Immune mediated hemolytic anemia has been noted to lead to deterioration and sudden death due to PTE. Pathogenesis is thought to be pulmonary artery endothelial damage and inflammatory cytokine amplification of coagulation reactions. The disease is more common in middle-aged, female dogs. Diagnosis is based on the presence of macrocytic, hypochromic regenerative anemia with positive Coomb's testing, autoagglutination, and the presence of spherocytes. Glucocorticoid therapy may exacerbate pulmonary thromboembolic complications as discussed for hyperadrenocorticism. If possible, intravenous catheters should be avoided as they act as a nidus for platelet aggregation.
Neoplasia can cause PTE due to tumor compression of pulmonary vasculature with venous stasis, increased concentrations of some coagulation factors, decreased ATIII due to renal loss and consumptive coagulopathies, accelerated fibrinolysis, and increased production of procoagulants.

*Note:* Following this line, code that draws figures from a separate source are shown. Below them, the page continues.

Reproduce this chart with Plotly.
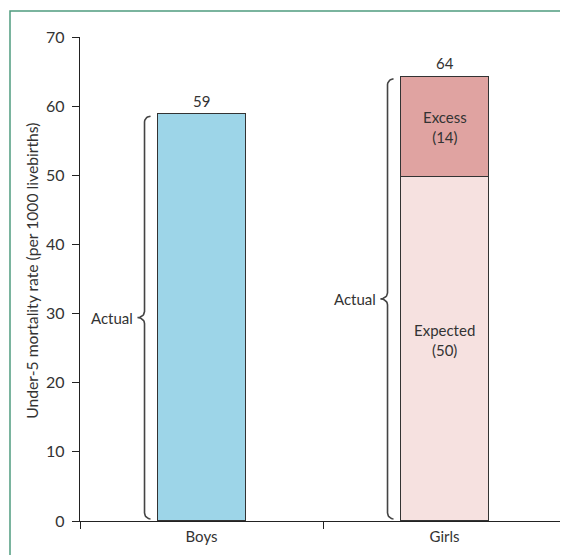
import numpy as np
import plotly.graph_objects as go

# ---------------- data ----------------
categories = ["Boys", "Girls"]
boys_actual = [58.9, None]
girls_expected = [None, 49.8]
girls_excess = [None, 14.5]
total_labels = ["59", "64"]
expected_label = "Expected<br>(50)"
excess_label = "Excess<br>(14)"
brace_label = "Actual"
y_tick_vals = [0, 10, 20, 30, 40, 50, 60, 70]
y_title = "Under-5 mortality rate (per 1000 livebirths)"

# ---------------- style ----------------
FONT = "Lato"
FS = 15
TXT = "#333333"
AX = "#222222"
BLUE = "#9dd5e8"
EXP_COL = "#f6e1e0"
EXC_COL = "#e0a3a1"
OUTLINE = "#333333"
BAR_W = 0.362
OFF = 8  # browser body margin
W, H = 568 - OFF, 555 - OFF
L, R, T, B = 80 - OFF, 2, 37 - OFF, 33.5
plot_w = W - L - R
plot_h = H - T - B
x_range = [-0.5, 1.5]
y_range = [0, 70]
px_x = plot_w / (x_range[1] - x_range[0])
px_y = plot_h / (y_range[1] - y_range[0])

totals = [sum(v for v in vals if v is not None)
          for vals in zip(boys_actual, girls_expected, girls_excess)]

fig = go.Figure()
fig.add_trace(go.Bar(x=categories, y=boys_actual, width=BAR_W,
                     marker=dict(color=BLUE, line=dict(color=OUTLINE, width=1.3)),
                     hoverinfo="skip"))
fig.add_trace(go.Bar(x=categories, y=girls_expected, width=BAR_W,
                     marker=dict(color=EXP_COL, line=dict(color=OUTLINE, width=1.3)),
                     hoverinfo="skip"))
fig.add_trace(go.Bar(x=categories, y=girls_excess, width=BAR_W,
                     marker=dict(color=EXC_COL, line=dict(color=OUTLINE, width=1.3)),
                     hoverinfo="skip"))


def brace(xc, top, bottom):
    """Curly brace left of a bar, from bottom to top, in data units."""
    gap = 13 / px_x          # distance from bar edge to brace stem
    r = 6 / px_x             # horizontal radius
    ry = 6 / px_y            # vertical radius
    tip = 7 / px_x
    xv = xc - BAR_W / 2 - gap
    top = top - 0.35
    bottom = bottom + 0.3
    mid = (top + bottom) / 2
    xs, ys = [], []
    t = np.linspace(0, np.pi / 2, 10)
    for a in t:
        xs.append(xv + r - r * np.sin(a))
        ys.append(top - ry + ry * np.cos(a))
    for a in t:
        xs.append(xv - tip * (1 - np.cos(a)))
        ys.append(mid + ry - ry * np.sin(a))
    for a in t[::-1]:
        xs.append(xv - tip * (1 - np.cos(a)))
        ys.append(mid - ry + ry * np.sin(a))
    for a in t[::-1]:
        xs.append(xv + r - r * np.sin(a))
        ys.append(bottom + ry - ry * np.cos(a))
    return xs, ys, xv - tip, mid


annotations = []
for i, cat in enumerate(categories):
    bx, by, tipx, mid = brace(i, totals[i], 0)
    fig.add_trace(go.Scatter(x=bx, y=by, xaxis="x2", yaxis="y", mode="lines",
                             line=dict(color="#444444", width=1.6),
                             hoverinfo="skip", showlegend=False))
    annotations.append(dict(x=tipx, y=mid, xref="x2", yref="y", text=brace_label,
                            showarrow=False, xanchor="right", yanchor="middle",
                            xshift=-3, font=dict(family=FONT, size=FS, color=TXT)))
    annotations.append(dict(x=cat, y=totals[i], xref="x", yref="y",
                            text=total_labels[i], showarrow=False,
                            yanchor="bottom", yshift=2,
                            font=dict(family=FONT, size=FS, color=TXT)))

g = categories.index("Girls")
annotations.append(dict(x="Girls", y=girls_expected[g] + girls_excess[g] / 2,
                        xref="x", yref="y", text=excess_label, showarrow=False,
                        font=dict(family=FONT, size=FS, color=TXT)))
annotations.append(dict(x="Girls", y=girls_expected[g] / 2 + 1.3,
                        xref="x", yref="y", text=expected_label, showarrow=False,
                        font=dict(family=FONT, size=FS, color=TXT)))
annotations.append(dict(x=(32 - OFF - L) / plot_w, y=(H - B - (271 - OFF)) / plot_h,
                        xref="paper", yref="paper", text=y_title, textangle=-90,
                        xanchor="center", yanchor="middle",
                        showarrow=False, font=dict(family=FONT, size=15.7, color=TXT)))

# frame lines (top and left)
fx = (10 - OFF - L) / plot_w
fy = 1 + (T - (11 - OFF)) / plot_h
frame = dict(type="path", xref="paper", yref="paper",
             path=f"M {fx},-0.2 L {fx},{fy} L 1.1,{fy}",
             line=dict(color="#4f9c7f", width=1.5))

fig.update_layout(
    width=W, height=H,
    margin=dict(l=L, r=R, t=T, b=B),
    barmode="stack",
    showlegend=False,
    plot_bgcolor="white", paper_bgcolor="white",
    font=dict(family=FONT, size=FS, color=TXT),
    xaxis=dict(type="category", range=x_range, tickson="boundaries",
               ticks="outside", ticklen=7, tickwidth=1.3, tickcolor=AX,
               showline=True, linecolor=AX, linewidth=1.3, showgrid=False,
               zeroline=False, ticklabelstandoff=2,
               tickfont=dict(family=FONT, size=FS, color=TXT)),
    xaxis2=dict(overlaying="x", range=x_range, visible=False, anchor="y"),
    yaxis=dict(range=y_range, tickvals=y_tick_vals, ticks="outside", ticklen=7,
               tickwidth=1.3, tickcolor=AX, showline=True, linecolor=AX,
               linewidth=1.3, showgrid=False, zeroline=False,
               ticklabelstandoff=4,
               tickfont=dict(family=FONT, size=16, color=TXT)),
    annotations=annotations,
    shapes=[frame],
)

fig.write_html("out.html")
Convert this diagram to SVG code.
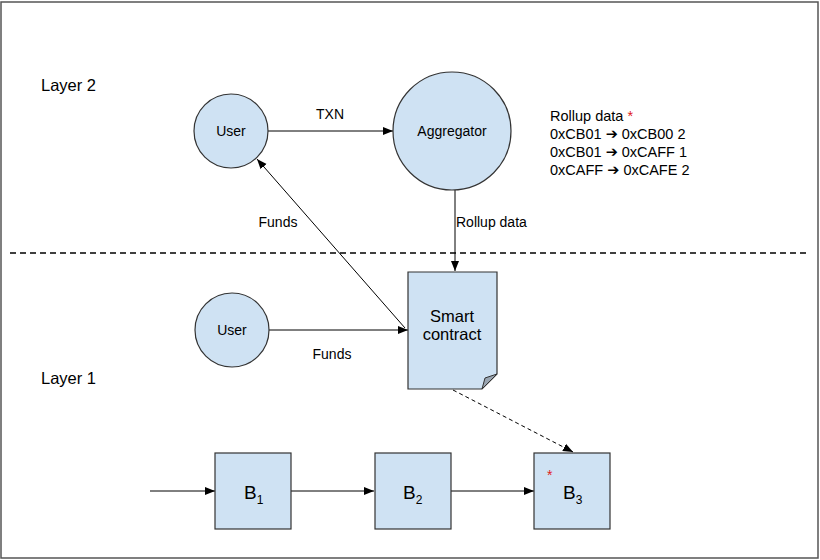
<svg xmlns="http://www.w3.org/2000/svg" width="820" height="560" viewBox="0 0 820 560">
<style>
.n{fill:#cfe2f3;stroke:#333;stroke-width:1.2}
.t{font-family:"Liberation Sans",Arial,sans-serif;fill:#000}
.c{stroke:#000;stroke-width:1;fill:none}
</style>
<defs>
<marker id="a" viewBox="0 0 10 10" refX="10" refY="5" markerWidth="10" markerHeight="10" markerUnits="userSpaceOnUse" orient="auto"><path d="M0,1 L10,5 L0,9 z" fill="#000"/></marker>
</defs>
<rect x="1" y="2" width="817" height="556" fill="#fff" stroke="#555" stroke-width="1.5"/>
<line x1="10" y1="253" x2="808" y2="253" stroke="#000" stroke-width="1.5" stroke-dasharray="6,4"/>
<text class="t" x="41" y="91" font-size="16.5">Layer 2</text>
<text class="t" x="41" y="384" font-size="16.5">Layer 1</text>
<g id="connectors">
<line class="c" x1="268" y1="131" x2="393" y2="131" marker-end="url(#a)"/>
<text class="t" x="330" y="119" font-size="14" text-anchor="middle">TXN</text>
<line class="c" x1="455" y1="190" x2="455" y2="271" marker-end="url(#a)"/>
<text class="t" x="456" y="227" font-size="14">Rollup data</text>
<line class="c" x1="405" y1="328" x2="257" y2="159" marker-end="url(#a)"/>
<text class="t" x="278" y="227" font-size="14" text-anchor="middle">Funds</text>
<line class="c" x1="269" y1="330" x2="408" y2="330" marker-end="url(#a)"/>
<text class="t" x="332" y="359" font-size="14" text-anchor="middle">Funds</text>
<line class="c" x1="453" y1="390" x2="573" y2="452" stroke-dasharray="4,3" marker-end="url(#a)"/>
<line class="c" x1="150" y1="491" x2="215" y2="491" marker-end="url(#a)"/>
<line class="c" x1="291" y1="491" x2="374" y2="491" marker-end="url(#a)"/>
<line class="c" x1="451" y1="491" x2="534" y2="491" marker-end="url(#a)"/>
</g>
<g id="user2">
<circle class="n" cx="231" cy="131" r="37"/>
<text class="t" x="231" y="136" font-size="14" text-anchor="middle">User</text>
</g>
<g id="aggregator">
<circle class="n" cx="452" cy="131" r="59"/>
<text class="t" x="452" y="136" font-size="14" text-anchor="middle">Aggregator</text>
</g>
<g id="rollup">
<text class="t" x="550" y="121" font-size="14.5">Rollup data <tspan fill="#e02020">*</tspan></text>
<text class="t" x="550" y="139" font-size="14.5">0xCB01 <tspan font-family="DejaVu Sans" font-weight="bold">➔</tspan> 0xCB00 2</text>
<text class="t" x="550" y="157" font-size="14.5">0xCB01 <tspan font-family="DejaVu Sans" font-weight="bold">➔</tspan> 0xCAFF 1</text>
<text class="t" x="550" y="175" font-size="14.5">0xCAFF <tspan font-family="DejaVu Sans" font-weight="bold">➔</tspan> 0xCAFE 2</text>
</g>
<g id="user1">
<circle class="n" cx="232" cy="330" r="37"/>
<text class="t" x="232" y="335" font-size="14" text-anchor="middle">User</text>
</g>
<g id="smartcontract">
<path class="n" d="M408,272 H497 V374 L482,389 H408 Z"/>
<path d="M497,374 L485,378 L482,389 Z" fill="#9aa5b1" stroke="#333" stroke-width="1"/>
<text class="t" x="452" y="322" font-size="16.5" text-anchor="middle">Smart</text>
<text class="t" x="452" y="340" font-size="16.5" text-anchor="middle">contract</text>
</g>
<g id="b1">
<rect class="n" x="215" y="453" width="76" height="76"/>
<text class="t" x="244" y="499" font-size="19">B<tspan font-size="12" dy="5">1</tspan></text>
</g>
<g id="b2">
<rect class="n" x="375" y="453" width="76" height="76"/>
<text class="t" x="403" y="499" font-size="19">B<tspan font-size="12" dy="5">2</tspan></text>
</g>
<g id="b3">
<rect class="n" x="534" y="453" width="76" height="76"/>
<text class="t" x="563" y="499" font-size="19">B<tspan font-size="12" dy="5">3</tspan></text>
<text class="t" x="547" y="480" font-size="14" style="fill:#e02020">*</text>
</g>
</svg>
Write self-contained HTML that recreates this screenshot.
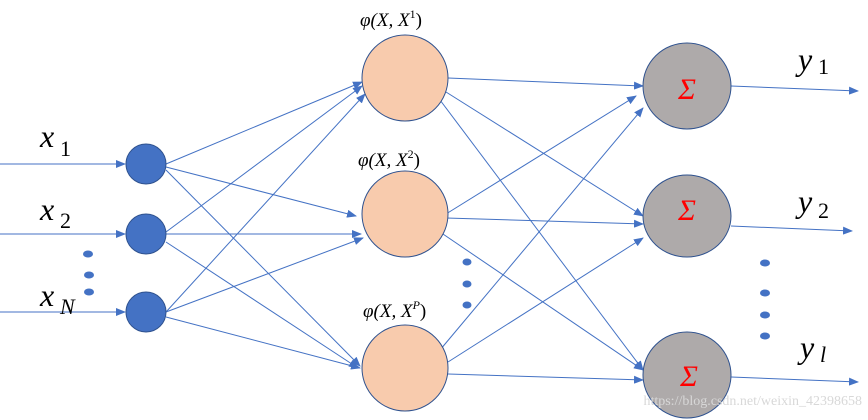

Sepsis and the systemic inflammatory response syndrome (SIRS) can cause thromboembolic disease via several mechanisms; endotoxin release and inflammatory cytokines trigger the coagulation cascade. Pancreatitis induces endothelial damage and inflammatory cytokine release triggering the coagulation cascade. Hyperlipidemia induces vasculitis and platelet hypersensitivity. Thrombocytosis and hyperviscosity syndromes can cause abnormal platelet function, blood stasis and possible endothelial damage.